Task requirements: Repeat the material below word for word and leave out all pictures.

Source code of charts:
__________________________________________________

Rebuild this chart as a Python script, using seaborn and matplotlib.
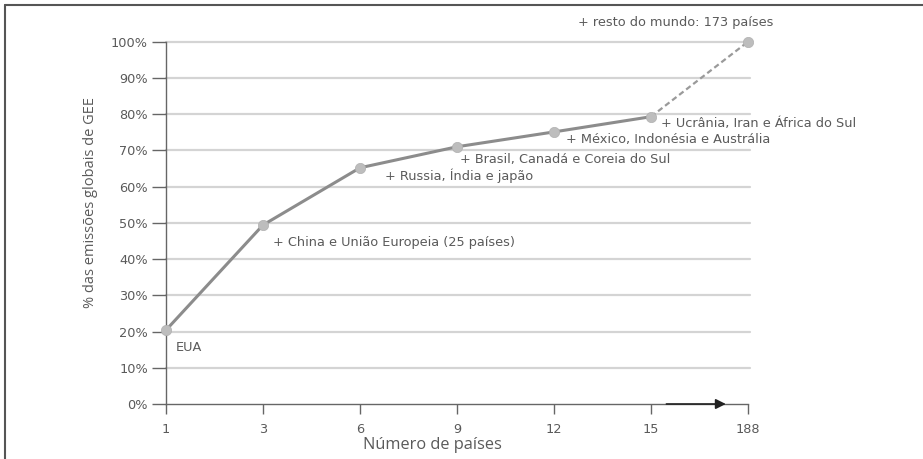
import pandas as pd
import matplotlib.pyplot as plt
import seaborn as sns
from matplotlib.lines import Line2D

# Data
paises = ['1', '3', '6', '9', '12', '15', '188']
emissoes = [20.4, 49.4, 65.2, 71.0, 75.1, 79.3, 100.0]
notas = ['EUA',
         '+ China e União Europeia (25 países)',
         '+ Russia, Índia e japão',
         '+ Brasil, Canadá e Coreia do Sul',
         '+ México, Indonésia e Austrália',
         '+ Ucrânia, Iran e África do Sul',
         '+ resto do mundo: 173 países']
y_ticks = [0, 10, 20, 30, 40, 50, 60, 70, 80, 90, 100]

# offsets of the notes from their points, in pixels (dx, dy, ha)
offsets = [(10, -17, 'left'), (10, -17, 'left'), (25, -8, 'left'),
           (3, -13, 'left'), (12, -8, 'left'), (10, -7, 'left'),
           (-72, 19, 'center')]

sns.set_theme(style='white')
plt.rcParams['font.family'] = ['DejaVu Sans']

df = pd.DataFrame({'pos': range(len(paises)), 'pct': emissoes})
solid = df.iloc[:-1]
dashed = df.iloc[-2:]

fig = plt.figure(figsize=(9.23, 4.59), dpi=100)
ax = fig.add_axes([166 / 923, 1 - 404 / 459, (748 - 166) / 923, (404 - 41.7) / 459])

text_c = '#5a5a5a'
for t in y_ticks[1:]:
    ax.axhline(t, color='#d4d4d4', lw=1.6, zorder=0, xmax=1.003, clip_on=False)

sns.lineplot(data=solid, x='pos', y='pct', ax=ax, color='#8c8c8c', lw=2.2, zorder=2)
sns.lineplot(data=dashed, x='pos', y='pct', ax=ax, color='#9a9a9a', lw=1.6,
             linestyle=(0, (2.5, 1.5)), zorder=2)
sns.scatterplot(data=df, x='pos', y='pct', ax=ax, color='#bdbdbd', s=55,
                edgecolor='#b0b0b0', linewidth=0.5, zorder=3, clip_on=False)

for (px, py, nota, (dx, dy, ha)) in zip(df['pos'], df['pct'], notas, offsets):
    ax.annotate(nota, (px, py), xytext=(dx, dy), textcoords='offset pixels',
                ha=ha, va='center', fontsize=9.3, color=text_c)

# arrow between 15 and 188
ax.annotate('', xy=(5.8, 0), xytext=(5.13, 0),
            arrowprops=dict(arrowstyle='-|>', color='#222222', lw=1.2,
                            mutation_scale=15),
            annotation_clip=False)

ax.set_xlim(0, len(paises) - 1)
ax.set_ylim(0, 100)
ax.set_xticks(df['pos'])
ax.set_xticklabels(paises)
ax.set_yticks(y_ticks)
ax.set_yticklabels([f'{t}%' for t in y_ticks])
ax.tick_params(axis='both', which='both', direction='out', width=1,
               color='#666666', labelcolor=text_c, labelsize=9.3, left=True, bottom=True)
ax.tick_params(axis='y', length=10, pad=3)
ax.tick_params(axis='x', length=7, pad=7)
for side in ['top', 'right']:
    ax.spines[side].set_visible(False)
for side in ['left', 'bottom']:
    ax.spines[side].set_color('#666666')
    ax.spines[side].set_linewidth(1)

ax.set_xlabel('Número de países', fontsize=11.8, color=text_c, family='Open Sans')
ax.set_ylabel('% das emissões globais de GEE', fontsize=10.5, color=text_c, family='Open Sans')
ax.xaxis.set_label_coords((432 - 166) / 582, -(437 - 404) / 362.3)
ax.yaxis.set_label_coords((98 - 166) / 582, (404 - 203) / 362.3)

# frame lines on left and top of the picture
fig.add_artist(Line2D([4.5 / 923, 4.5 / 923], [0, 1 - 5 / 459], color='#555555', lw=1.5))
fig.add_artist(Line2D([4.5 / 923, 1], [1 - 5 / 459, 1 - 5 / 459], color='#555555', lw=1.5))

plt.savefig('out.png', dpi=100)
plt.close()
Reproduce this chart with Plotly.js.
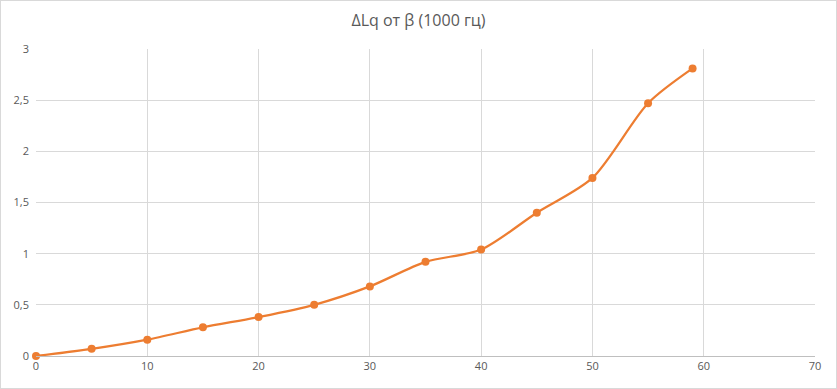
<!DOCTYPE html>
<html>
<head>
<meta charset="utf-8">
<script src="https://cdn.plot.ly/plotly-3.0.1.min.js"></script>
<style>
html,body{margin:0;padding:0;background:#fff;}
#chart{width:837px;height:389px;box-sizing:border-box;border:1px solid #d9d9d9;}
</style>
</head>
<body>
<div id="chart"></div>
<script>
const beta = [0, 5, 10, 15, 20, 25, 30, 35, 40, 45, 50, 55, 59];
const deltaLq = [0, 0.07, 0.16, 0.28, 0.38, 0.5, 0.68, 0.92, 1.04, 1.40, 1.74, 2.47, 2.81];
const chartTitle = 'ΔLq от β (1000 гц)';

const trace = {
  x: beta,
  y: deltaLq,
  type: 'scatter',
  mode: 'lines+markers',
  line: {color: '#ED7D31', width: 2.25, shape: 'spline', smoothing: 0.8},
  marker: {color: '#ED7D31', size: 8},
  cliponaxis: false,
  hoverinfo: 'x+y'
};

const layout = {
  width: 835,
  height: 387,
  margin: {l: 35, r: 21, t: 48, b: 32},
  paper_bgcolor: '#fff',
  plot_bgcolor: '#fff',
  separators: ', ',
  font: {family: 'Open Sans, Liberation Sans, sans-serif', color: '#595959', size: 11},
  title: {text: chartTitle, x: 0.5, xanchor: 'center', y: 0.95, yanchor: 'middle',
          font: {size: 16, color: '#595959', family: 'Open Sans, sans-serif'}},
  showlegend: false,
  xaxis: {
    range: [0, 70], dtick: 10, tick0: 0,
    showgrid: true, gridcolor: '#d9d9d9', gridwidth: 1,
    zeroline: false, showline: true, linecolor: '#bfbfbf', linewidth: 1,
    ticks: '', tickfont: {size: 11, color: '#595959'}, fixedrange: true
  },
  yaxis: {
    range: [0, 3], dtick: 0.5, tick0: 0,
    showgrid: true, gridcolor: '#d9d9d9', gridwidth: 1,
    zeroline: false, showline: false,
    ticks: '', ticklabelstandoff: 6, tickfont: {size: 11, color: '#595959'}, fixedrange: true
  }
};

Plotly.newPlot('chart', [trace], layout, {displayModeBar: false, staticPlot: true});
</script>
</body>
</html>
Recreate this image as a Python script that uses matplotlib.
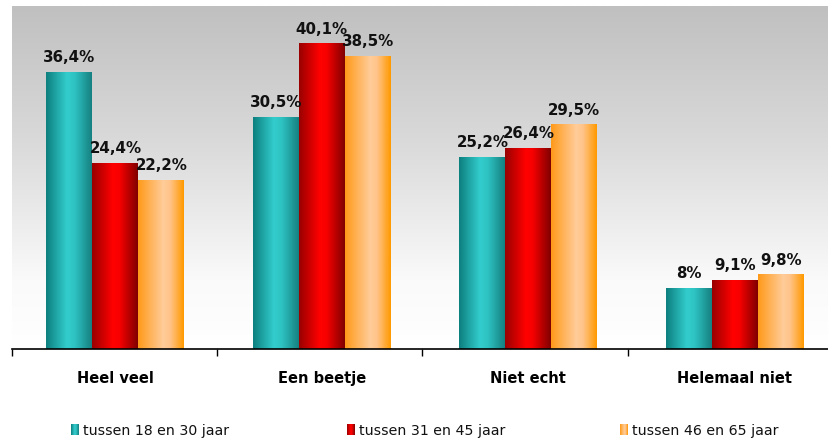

__________________________________________________

Exercise result:
Rebuild this chart as a Python script, using seaborn and matplotlib.
import pandas as pd
import matplotlib.pyplot as plt
import seaborn as sns
from matplotlib.lines import Line2D

# Data
paises = ['1', '3', '6', '9', '12', '15', '188']
emissoes = [20.4, 49.4, 65.2, 71.0, 75.1, 79.3, 100.0]
notas = ['EUA',
         '+ China e União Europeia (25 países)',
         '+ Russia, Índia e japão',
         '+ Brasil, Canadá e Coreia do Sul',
         '+ México, Indonésia e Austrália',
         '+ Ucrânia, Iran e África do Sul',
         '+ resto do mundo: 173 países']
y_ticks = [0, 10, 20, 30, 40, 50, 60, 70, 80, 90, 100]

# offsets of the notes from their points, in pixels (dx, dy, ha)
offsets = [(10, -17, 'left'), (10, -17, 'left'), (25, -8, 'left'),
           (3, -13, 'left'), (12, -8, 'left'), (10, -7, 'left'),
           (-72, 19, 'center')]

sns.set_theme(style='white')
plt.rcParams['font.family'] = ['DejaVu Sans']

df = pd.DataFrame({'pos': range(len(paises)), 'pct': emissoes})
solid = df.iloc[:-1]
dashed = df.iloc[-2:]

fig = plt.figure(figsize=(9.23, 4.59), dpi=100)
ax = fig.add_axes([166 / 923, 1 - 404 / 459, (748 - 166) / 923, (404 - 41.7) / 459])

text_c = '#5a5a5a'
for t in y_ticks[1:]:
    ax.axhline(t, color='#d4d4d4', lw=1.6, zorder=0, xmax=1.003, clip_on=False)

sns.lineplot(data=solid, x='pos', y='pct', ax=ax, color='#8c8c8c', lw=2.2, zorder=2)
sns.lineplot(data=dashed, x='pos', y='pct', ax=ax, color='#9a9a9a', lw=1.6,
             linestyle=(0, (2.5, 1.5)), zorder=2)
sns.scatterplot(data=df, x='pos', y='pct', ax=ax, color='#bdbdbd', s=55,
                edgecolor='#b0b0b0', linewidth=0.5, zorder=3, clip_on=False)

for (px, py, nota, (dx, dy, ha)) in zip(df['pos'], df['pct'], notas, offsets):
    ax.annotate(nota, (px, py), xytext=(dx, dy), textcoords='offset pixels',
                ha=ha, va='center', fontsize=9.3, color=text_c)

# arrow between 15 and 188
ax.annotate('', xy=(5.8, 0), xytext=(5.13, 0),
            arrowprops=dict(arrowstyle='-|>', color='#222222', lw=1.2,
                            mutation_scale=15),
            annotation_clip=False)

ax.set_xlim(0, len(paises) - 1)
ax.set_ylim(0, 100)
ax.set_xticks(df['pos'])
ax.set_xticklabels(paises)
ax.set_yticks(y_ticks)
ax.set_yticklabels([f'{t}%' for t in y_ticks])
ax.tick_params(axis='both', which='both', direction='out', width=1,
               color='#666666', labelcolor=text_c, labelsize=9.3, left=True, bottom=True)
ax.tick_params(axis='y', length=10, pad=3)
ax.tick_params(axis='x', length=7, pad=7)
for side in ['top', 'right']:
    ax.spines[side].set_visible(False)
for side in ['left', 'bottom']:
    ax.spines[side].set_color('#666666')
    ax.spines[side].set_linewidth(1)

ax.set_xlabel('Número de países', fontsize=11.8, color=text_c, family='Open Sans')
ax.set_ylabel('% das emissões globais de GEE', fontsize=10.5, color=text_c, family='Open Sans')
ax.xaxis.set_label_coords((432 - 166) / 582, -(437 - 404) / 362.3)
ax.yaxis.set_label_coords((98 - 166) / 582, (404 - 203) / 362.3)

# frame lines on left and top of the picture
fig.add_artist(Line2D([4.5 / 923, 4.5 / 923], [0, 1 - 5 / 459], color='#555555', lw=1.5))
fig.add_artist(Line2D([4.5 / 923, 1], [1 - 5 / 459, 1 - 5 / 459], color='#555555', lw=1.5))

plt.savefig('out.png', dpi=100)
plt.close()
Reproduce this chart with Plotly.js.
<!DOCTYPE html>
<html>
<head>
<meta charset="utf-8">
<script src="https://cdn.plot.ly/plotly-3.0.1.min.js"></script>
<style>
html,body{margin:0;padding:0;background:#fff;}
#chart{width:837px;height:389px;box-sizing:border-box;border:1px solid #d9d9d9;}
</style>
</head>
<body>
<div id="chart"></div>
<script>
const beta = [0, 5, 10, 15, 20, 25, 30, 35, 40, 45, 50, 55, 59];
const deltaLq = [0, 0.07, 0.16, 0.28, 0.38, 0.5, 0.68, 0.92, 1.04, 1.40, 1.74, 2.47, 2.81];
const chartTitle = 'ΔLq от β (1000 гц)';

const trace = {
  x: beta,
  y: deltaLq,
  type: 'scatter',
  mode: 'lines+markers',
  line: {color: '#ED7D31', width: 2.25, shape: 'spline', smoothing: 0.8},
  marker: {color: '#ED7D31', size: 8},
  cliponaxis: false,
  hoverinfo: 'x+y'
};

const layout = {
  width: 835,
  height: 387,
  margin: {l: 35, r: 21, t: 48, b: 32},
  paper_bgcolor: '#fff',
  plot_bgcolor: '#fff',
  separators: ', ',
  font: {family: 'Open Sans, Liberation Sans, sans-serif', color: '#595959', size: 11},
  title: {text: chartTitle, x: 0.5, xanchor: 'center', y: 0.95, yanchor: 'middle',
          font: {size: 16, color: '#595959', family: 'Open Sans, sans-serif'}},
  showlegend: false,
  xaxis: {
    range: [0, 70], dtick: 10, tick0: 0,
    showgrid: true, gridcolor: '#d9d9d9', gridwidth: 1,
    zeroline: false, showline: true, linecolor: '#bfbfbf', linewidth: 1,
    ticks: '', tickfont: {size: 11, color: '#595959'}, fixedrange: true
  },
  yaxis: {
    range: [0, 3], dtick: 0.5, tick0: 0,
    showgrid: true, gridcolor: '#d9d9d9', gridwidth: 1,
    zeroline: false, showline: false,
    ticks: '', ticklabelstandoff: 6, tickfont: {size: 11, color: '#595959'}, fixedrange: true
  }
};

Plotly.newPlot('chart', [trace], layout, {displayModeBar: false, staticPlot: true});
</script>
</body>
</html>
Recreate this image as a Python script that uses matplotlib.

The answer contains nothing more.